Dubcnn: Yea I heard that he found Snoop and you guys had Snoop before he signed to Deathrow.

Yes exactly.

Dubcnn: What happened to that why did he leave with Dre?

What happened to that was this; we was working on my album "Funk Upon a Rhyme" so let me finish telling you that when we met up at the studio "we was like Eazy trippin' Dre. " Dre Hutch and everybody was in the room and then Suge was like "what y'all want to do?" So we wanted to start this thing called Death Row Records right?

Dubcnn: Right.

So we went to Hollywood it was at the Solar building Dig Griffio built it and we had came up with a couple of things. The first people that were going to come out on Death Row was going to be Above The Law and Kokane with Dre behind the stuff doing what he was going to do. That was when Deep Cover was finna come out. But what had happened was Eazy had called us because "We was like man we ain't just like going to leave like that, we finna talk it out with this brother and see what the hell is going on." So what we did was this:

We had a meeting with Eazy E and Dre was supposed to be there but Dre never did show up at all. So we ended up renegotiating with Eazy and we stayed with him. So during that time Snoop Dogg and Warren G - who was Snoop Dogg's DJ at that time - said they got a dude named Nate Dogg who sings straight from the Church so they all came up there. So during that time when we wanted to work on Snoop Dogg's album we couldn't because we had to work on my second album which was called "Funk Upon A Rhyme".

So it put Snoop in a situation where he was like "Well what the hell am I going to do? I can't wait on Kokane all day to do his thang".

So Warren G called Dre and them and said look "Hutch and them can't work on Snoop and my album so can we come over there? " That's when Snoop Dogg made the transition between Above The Law and Death Row. So when he made that transition it was a movie coming out called "Deep Cover" and I'm on that soundtrack too with a song called "Nickle Slick Nigga" so that move right there landed Snoop career. I'm going to tell you something and this is real talk if at the time I wasn't working on that album Snoop would have never been over there at Death Row right away. But everything happened for a reason. Because he went over there at a time when Dre was hot, Dre had this new thing and it just opened up a can of worms.

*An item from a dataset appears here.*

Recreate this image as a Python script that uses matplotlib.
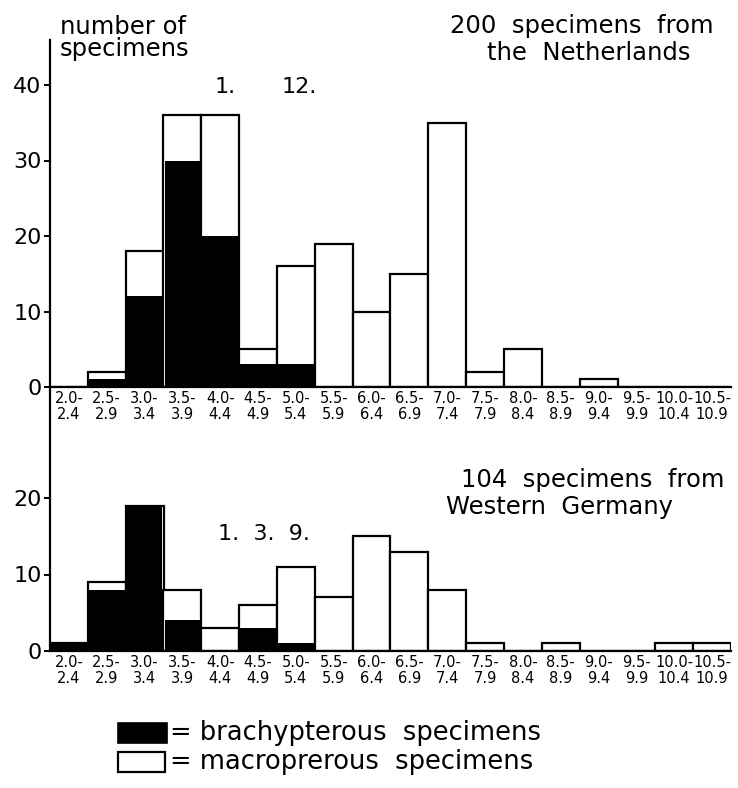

You know Snoop Dogg was one of the best freestylers I had ever heard in this game real talk! So he went over there and it was like that's when the beef started. You know Dre never renegotiated with Eazy E and them so it was Death Row against Ruthless. That's why on "Funk Upon A Rhyme" I'm saying certain things at the time we was on each other like y'all stole our shit.

G-Funk, Aftermath and everything y'all stole our shit period so it was a difference of opinions then he had Kurupt diss me on something called "Blunts and Tangueray" me and Hutch so we replied back "Don't Bite The Funk That Feed You" and keep in mind this too "The Chronic" album completely almost sounds exactly like "Black Mafia Life" (Above The Law's album) because I'ma tell you the real Hutch showed Dre a lot of things which Dre is a genius if Hutch never did show him.

Dre is one of the biggest persons in the game but Hutch showed him a lot of stuff, Hutch gave him break beats on NWA and all kind of stuff but didn't get the credit. I'm telling it like it is for the whole world to know. This is how it go down so that was what started the beef between Ruthless and Death Row.

Dubcnn: We all know the beef was going on for a long period of time but was the beef ever taken to a street level?

Well of course it was taken to the street level and I'ma tell you this nobody wanted to see parts of Eazy because I'ma say it like this Eazy was Cooonneeeecteeed!

Real talk! And I'm telling it like it is...that Daz and Kurupt was dissing him and doing certain things because Daz and them are my boys. Daz and Kurupt they are my homies for life we put all that past us but at that time Eazy was basically telling them "you can do this Dre and you can do that but I get more money on your own project so you can diss me and that's why Eazy was slow to diss them back because he was getting paid more money than them.

So Eazy was the first one to really P.Iing it on a number scale, contract skills because see Eazy was intellectually putting it down so they couldn't really mess with him.